Yes. You have the right to challenge the comps used in your valuation report. Request a full copy of the report with all source data and adjustments. If the comparable vehicles don't match your vehicle's actual trim, condition, mileage, or local market, document the discrepancies and present your own counter-comparables. Most insurers will negotiate when faced with organized, factual pushback rather than emotional disputes.
What is the appraisal clause and how does it apply to comparable vehicle disputes?
The appraisal clause is a provision in most auto insurance policies that allows either party to request an independent appraisal when there's a dispute over vehicle value. When you invoke it, each party selects their own appraiser and the two work toward an agreed value, with an umpire resolving any remaining gap. It applies directly to comparable vehicle disputes because the core issue is a disagreement over what the vehicle is worth. This is often the fastest path to a fair resolution without litigation.

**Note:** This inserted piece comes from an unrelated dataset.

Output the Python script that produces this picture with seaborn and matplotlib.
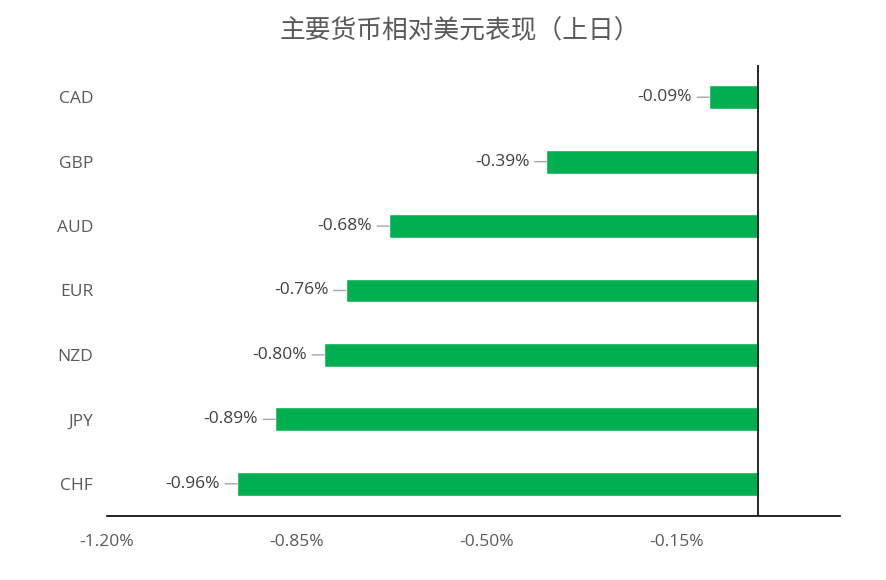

Does comparable vehicle selection also affect diminished value claims?
Absolutely. Diminished value calculations are derived from the vehicle's pre-accident market value. If that baseline is suppressed through poor comparable vehicle selection, the DV figure will be proportionally understated as well. A diminished value claim that starts from an inaccurate pre-accident value produces an inaccurate result regardless of what formula is applied afterward. This is one of the reasons why an independent appraisal that establishes accurate pre-accident value is often the foundation of a successful DV claim.
What tools do insurance companies use for comparable vehicle valuations?
The three most widely used platforms are CCC One, Mitchell WorkCenter, and Audatex. These systems aggregate available vehicle listings, apply condition and mileage adjustments, and generate an Actual Cash Value. All three are designed to be efficient at scale, which means they rely heavily on automated logic rather than the kind of case-by-case analysis a professional appraiser provides. The reports these tools generate are defensible starting points for insurers, but they are not final determinations of value, and challenging them with independent documentation is both your right and often your best financial move.
How much can the gap between insurer comps and actual market value realistically be?
It varies depending on the vehicle, market conditions, and how aggressively the insurer's report manipulates the inputs. In straightforward cases with common vehicles, the gap might be a few hundred dollars. In cases involving well-optioned vehicles, lower-than-average mileage, or markets where the insurer expanded the geographic search to find cheaper inventory, the difference can easily exceed $3,000 to $5,000. On luxury or specialty vehicles, that gap can go significantly higher. The vehicles most likely to be undervalued are those where trim-level and option differences are most significant relative to the base model price.